Moreover, the UPA performance on the fiscal front stands out even if one takes other parameters like direct tax mobilisation. In the case of direct taxes, the UPA increased the direct tax to GDP ratio by one and a half percentage points to 5.4% of GDP during its tenure. In contrast, the huge corporate tax cuts provided by the NDA government squeezed the increase in direct tax to GDP ratio to just 1 percentage point, without any commensurate increase in corporate investments. Though the UPA government’s resource mobilisation on the indirect tax front lagged behind that of the NDA, the fall in the indirect tax to GDP ratio during the former’s tenure was certainly progressive as it reduced the tax burden on the lower income groups and also helped boost consumption demand.

So, the overall trends in fiscal parameters during the UPA regime demolish the accusation that the various scams caused colossal losses to the exchequer and pushed revenue and fiscal deficits out of control. At best, the only fiscal parameter where the NDA government can claim credit is the increase in the capital expenditure to GDP ratio to above 3% in the recent budgets. But if one looks at the overall 10-year tenures of the UPA and NDA governments, it is clearly seen that the average capital expenditure to GDP ratio of 1.6% of the UPA government was only marginally lower than that of 1.7% achieved by the NDA government.

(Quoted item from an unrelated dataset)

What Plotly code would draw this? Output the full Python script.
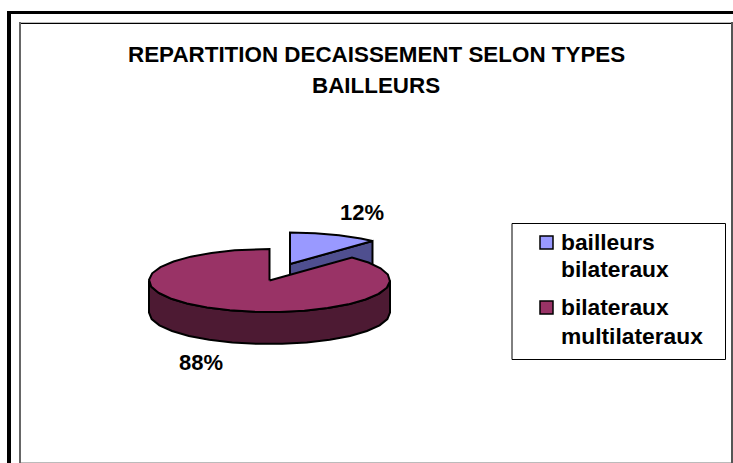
import numpy as np
import plotly.graph_objects as go

title_lines = ["REPARTITION DECAISSEMENT SELON TYPES", "BAILLEURS"]
legend_labels = [["bailleurs", "bilateraux"], ["bilateraux", "multilateraux"]]
shares = [12, 88]
top_colors = ["#9999FF", "#993366"]
side_colors = ["#4F4F8F", "#4D1A33"]

W, H = 733, 463
RX, RY, DEPTH = 120.5, 31.5, 32
centers = [(290, 264), (269.5, 280.5)]
FONT = "Liberation Sans, Arial, sans-serif"


def arc(cx, cy, a0, a1, dz=0.0):
    t = np.radians(np.append(np.arange(a0, a1, 12.0), a1))
    return cx + RX * np.sin(t), cy - RY * np.cos(t) + dz


fig = go.Figure()
bounds = np.cumsum([0] + shares) * 3.6

for i in range(2):
    cx, cy = centers[i]
    a0, a1 = bounds[i], bounds[i + 1]
    if i == 0:
        # end face of the small slice, toward the viewer
        xs, ys = arc(cx, cy, a1, a1)
        wall_x = [cx, xs[-1], xs[-1], cx, cx]
        wall_y = [cy, ys[-1], ys[-1] + DEPTH, cy + DEPTH, cy]
    else:
        # visible rim: front half of the ellipse
        xs, ys = arc(cx, cy, max(a0, 90), min(a1, 270))
        xb, yb = arc(cx, cy, max(a0, 90), min(a1, 270), DEPTH)
        wall_x = list(xs) + list(xb[::-1]) + [xs[0]]
        wall_y = list(ys) + list(yb[::-1]) + [ys[0]]
    fig.add_trace(go.Scatter(x=wall_x, y=wall_y, mode="lines", fill="toself",
                             fillcolor=side_colors[i], hoverinfo="skip",
                             line=dict(color="black", width=2), showlegend=False))
    tx, ty = arc(cx, cy, a0, a1)
    px = [cx] + list(tx) + [cx]
    py = [cy] + list(ty) + [cy]
    fig.add_trace(go.Scatter(x=px, y=py, mode="lines", fill="toself",
                             fillcolor=top_colors[i], name=" ".join(legend_labels[i]),
                             line=dict(color="black", width=2), showlegend=False,
                             hovertemplate=f"{shares[i]}%<extra></extra>"))


def bold(size):
    return dict(family=FONT, size=size, color="black", weight=700)


ann = []
for line, yy in zip(title_lines, [54, 85]):
    ann.append(dict(x=376, y=yy, text=line, showarrow=False, xanchor="center",
                    yanchor="middle", font=bold(22.4)))
ann.append(dict(x=362, y=212, text=f"{shares[0]}%", showarrow=False, font=bold(22)))
ann.append(dict(x=201, y=362, text=f"{shares[1]}%", showarrow=False, font=bold(22)))
legend_y = [[242, 269], [307, 336]]
for lab, ys_ in zip(legend_labels, legend_y):
    for line, yy in zip(lab, ys_):
        ann.append(dict(x=559, y=yy, text=line, showarrow=False, xanchor="left",
                        yanchor="middle", font=bold(22.8)))


def hline(y, x0, x1, color, w):
    return dict(type="line", x0=x0, x1=x1, y0=y, y1=y, line=dict(color=color, width=w))


def vline(x, y0, y1, color, w):
    return dict(type="line", x0=x, x1=x, y0=y0, y1=y1, line=dict(color=color, width=w))


shapes = [
    # outer frame
    hline(12.5, 7, W, "black", 3),
    vline(9, 11, H, "black", 4),
    # inner frame
    hline(22.5, 20, W, "#BBBBBB", 1),
    hline(23.5, 21, 731, "black", 1),
    vline(20, 22, H, "#666666", 2),
    vline(732, 22, H, "#555555", 2),
    hline(462.5, 21, 731, "#BBBBBB", 1),
    # legend
    dict(type="rect", x0=512, y0=223.5, x1=725.5, y1=359.5, fillcolor="white",
         line=dict(color="black", width=1), layer="below"),
    dict(type="rect", x0=540, y0=236, x1=553, y1=249, fillcolor=top_colors[0],
         line=dict(color="black", width=1.5)),
    dict(type="rect", x0=540, y0=301, x1=553, y1=314, fillcolor=top_colors[1],
         line=dict(color="black", width=1.5)),
]

fig.update_layout(
    width=W, height=H, autosize=False, margin=dict(l=0, r=0, t=0, b=0),
    paper_bgcolor="white", plot_bgcolor="white", showlegend=False,
    xaxis=dict(range=[0, W], visible=False, fixedrange=True),
    yaxis=dict(range=[H, 0], visible=False, fixedrange=True),
    annotations=ann, shapes=shapes,
)
fig.write_html("out.html", config=dict(displayModeBar=False),
               post_script="document.body.style.margin='0';document.body.style.overflow='hidden';")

The NDA government’s performance on the external front is also equally, if not more, lacklustre. The most damning indictment is in the case of exports. During the UPA rule, India’s share in global exports more than doubled from 0.8% in 2004 to 1.7% in 2014. In contrast, the decade of the NDA saw India’s share in global exports declining marginally to 1.6% by 2020, as per the most recent Economic Survey. Clearly, India’s share in global exports has fallen disproportionately faster than warranted by the recent global trends.

Even in the case of foreign direct investment (FDI) flows, the gains are far from impressive. Though FDI inflows have gone up from $34.5 billion in 2014 to $49.4 billion in 2022, the ratio of FDI inflows in the GDP has shrunk from 1.69% to 1.42%, while its share in gross fixed capital formation has reduced from 5.3% to 5.1% during the period. The only consolation is that India’s share in global FDI flows has moved up marginally from 2.4% to 3.8% between these years.